Weeds are Not All Bad
There is a Native American tale whose main moral is to assure the people of the Earth that for every disease and problem mankind has, there is a plant to cure it. This, as the tale goes, is an ancient promise that the plants made to the Creator in order to protect the newest of creations . . . mankind. Whether you believe it or not, those weeds that you love to hate . . . may actually be beneficial, not only medicinally, but for the honeybee. Consider that lawns and gardens that are allowed to have a few weeds provide shelter and nutrition for pollinators, and they can still look green and lush.
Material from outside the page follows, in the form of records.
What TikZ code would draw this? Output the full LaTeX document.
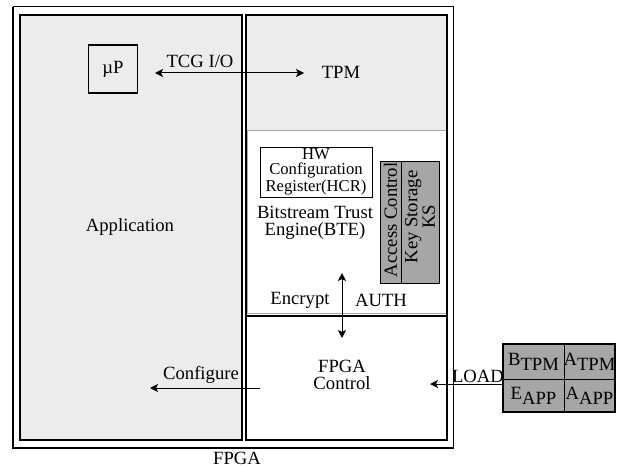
\documentclass[tikz,border=0pt]{standalone}
\usepackage{fontspec}
\setmainfont{Liberation Serif}
\usetikzlibrary{arrows.meta}
\definecolor{panelgray}{RGB}{236,236,236}
\definecolor{boxgray}{RGB}{166,166,166}
\tikzset{every picture/.style={line width=0.75pt}}
\tikzset{
  lbl/.style={font=\fontsize{14}{13}\selectfont, align=center, inner sep=0pt},
  hcrlbl/.style={font=\fontsize{12.5}{11.2}\selectfont, align=center, inner sep=0pt},
  panel/.style={line width=1.2pt},
  arrone/.style={-{Stealth[length=6pt,width=6pt,inset=1.5pt]}},
  arrtwo/.style={{Stealth[length=6pt,width=6pt,inset=1.5pt]}-{Stealth[length=6pt,width=6pt,inset=1.5pt]}},
}

\begin{document}
\begin{tikzpicture}[x=0.75pt,y=0.75pt,yscale=-1,xscale=1]
	\useasboundingbox (0,0) rectangle (624,467);

	%Shape: Rectangle [FPGA]
	\draw  (13,7) rectangle (453,448) ;
	\draw  [line width=1.5pt] (13,7) -- (13,448) -- (453,448) ;
	%Shape: Rectangle [Application]
	\draw  [panel][fill=panelgray] (20,15) rectangle (242,440) ;
	%Shape: Rectangle [TPM]
	\fill  [panelgray] (246,15) rectangle (447,130) ;
	%Shape: Rectangle [BTE]
	\draw  [gray!70,line width=0.6pt] (247,130) rectangle (446,313) ;
	%Shape: Rectangle [right column]
	\draw  [panel] (246,15) rectangle (447,440) ;
	%Straight Lines [FPGA Control top]
	\draw  [panel] (246,316) -- (447,316) ;

	%Shape: Rectangle [Key Storage]
	\draw  [fill=boxgray] (380,161) rectangle (439,283) ;
	\draw  (401,161) -- (401,283) ;

	%Shape: Rectangle [keys]
	\draw  [panel][fill=boxgray] (503,344) rectangle (615,412) ;
	\draw  (564,344) -- (564,412) ;
	\draw  (503,379) -- (615,379) ;

	% Text Node
	\node [lbl,draw,panel,minimum width=36.75pt,minimum height=36pt] (up) at (113,69) {µP};
	% Text Node
	\node [lbl] (tcg) at (200,61) {TCG I/O};
	% Text Node
	\node [lbl] (tpm) at (341,72) {TPM};
	% Text Node
	\node [lbl] (app) at (130,227) {Application};
	% Text Node
	\node [hcrlbl,draw,minimum width=84pt,minimum height=37.5pt] (hcr) at (316,172) {HW\\Configuration\\Register(HCR)};
	% Text Node
	\node [lbl] (bte) at (315,223) {Bitstream Trust\\Engine(BTE)};
	% Text Node
	\node [lbl,rotate=90] (ac) at (390.5,220) {Access Control};
	% Text Node
	\node [lbl,rotate=90] (ks) at (420,217) {Key Storage\\KS};
	% Text Node
	\node [lbl] (enc) at (300,300) {Encrypt};
	% Text Node
	\node [lbl] (auth) at (381,300) {AUTH};
	% Text Node
	\node [lbl] (ctrl) at (342,375) {FPGA\\Control};
	% Text Node
	\node [lbl] (cfg) at (201,375) {Configure};
	% Text Node
	\node [lbl] (load) at (478,376) {LOAD};
	% Text Node
	\node [lbl] (fpga) at (237,458) {FPGA};
	% Text Node
	\node [lbl] (btpm) at (533.5,361.5) {B\raisebox{-0.6ex}{TPM}};
	\node [lbl] (atpm) at (589.5,361.5) {A\raisebox{-0.6ex}{TPM}};
	\node [lbl] (eapp) at (533.5,395.5) {E\raisebox{-0.6ex}{APP}};
	\node [lbl] (aapp) at (589.5,395.5) {A\raisebox{-0.6ex}{APP}};

	%Straight Lines [arrows]
	\coordinate (tcgL) at (155,73);
	\coordinate (tcgR) at (304,73);
	\draw  [arrtwo] (tcgL) -- (tcgR) ;
	\coordinate (bteIn) at (342,273);
	\coordinate (ctrlIn) at (342,338);
	\draw  [arrtwo] (bteIn) -- (ctrlIn) ;
	\coordinate (cfgS) at (260,388);
	\coordinate (cfgE) at (150,388);
	\draw  [arrone] (cfgS) -- (cfgE) ;
	\coordinate (loadS) at (503,384);
	\coordinate (loadE) at (430,384);
	\draw  [arrone] (loadS) -- (loadE) ;

\end{tikzpicture}
\end{document}
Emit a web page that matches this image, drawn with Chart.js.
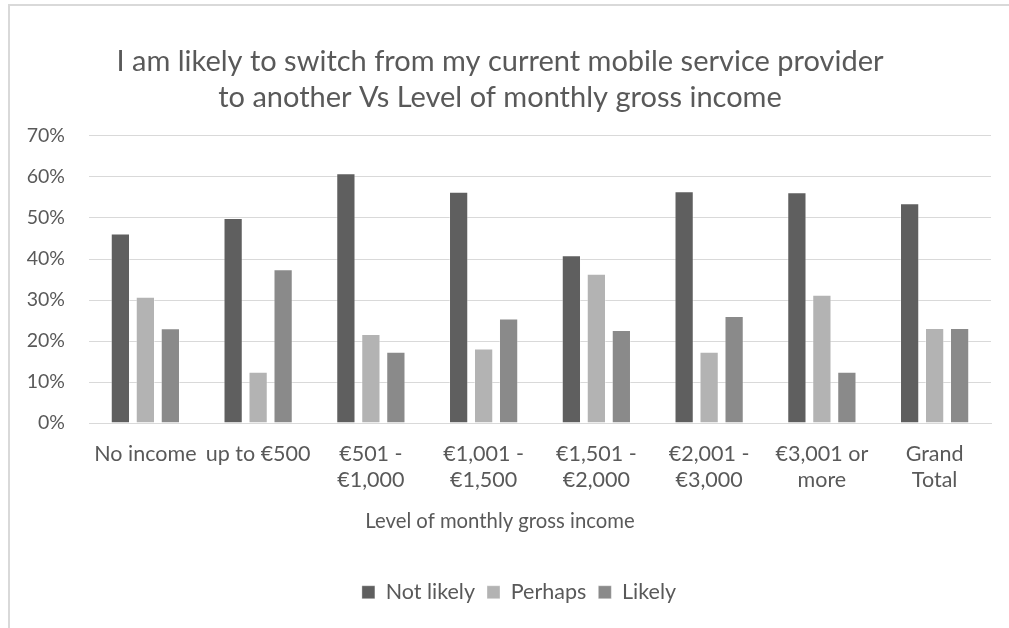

Do your part by providing some ‘wild spaces’ in your garden or yard. The bees, butterflies, and lady bugs will thank you!
Become a Beekeeper
Even if you don’t want to dive headlong into the interesting hobby of keeping bees, you can still be a beekeeper by providing a habitat that the bees prefer, limiting or eliminating the pesticides that you use, and allowing more ‘wild’ places to thrive in your area. Those who wish to pursue the vastly rewarding hobby of beekeeping, and are lovers of all things honey, will need to assess a few factors before beginning. First, and for most make sure you and those around you are not allergic to bees. Do you have a good place for the bees? Bees prefer to have access to water, be in an area where there is not a lot of traffic or disturbance, and there are easy sources of food readily available. When you are ready, then it is a simple matter of purchasing the bee hives (most can be obtained as kits), selecting the type of honey bee, and obtaining the necessary beekeeper equipment. The best thing you can do before starting is to locate and contact your local beekeeping club. Working alongside someone who is already an established beekeeper can help you avoid some of those newbie mistakes that so often kill honeybees their first year.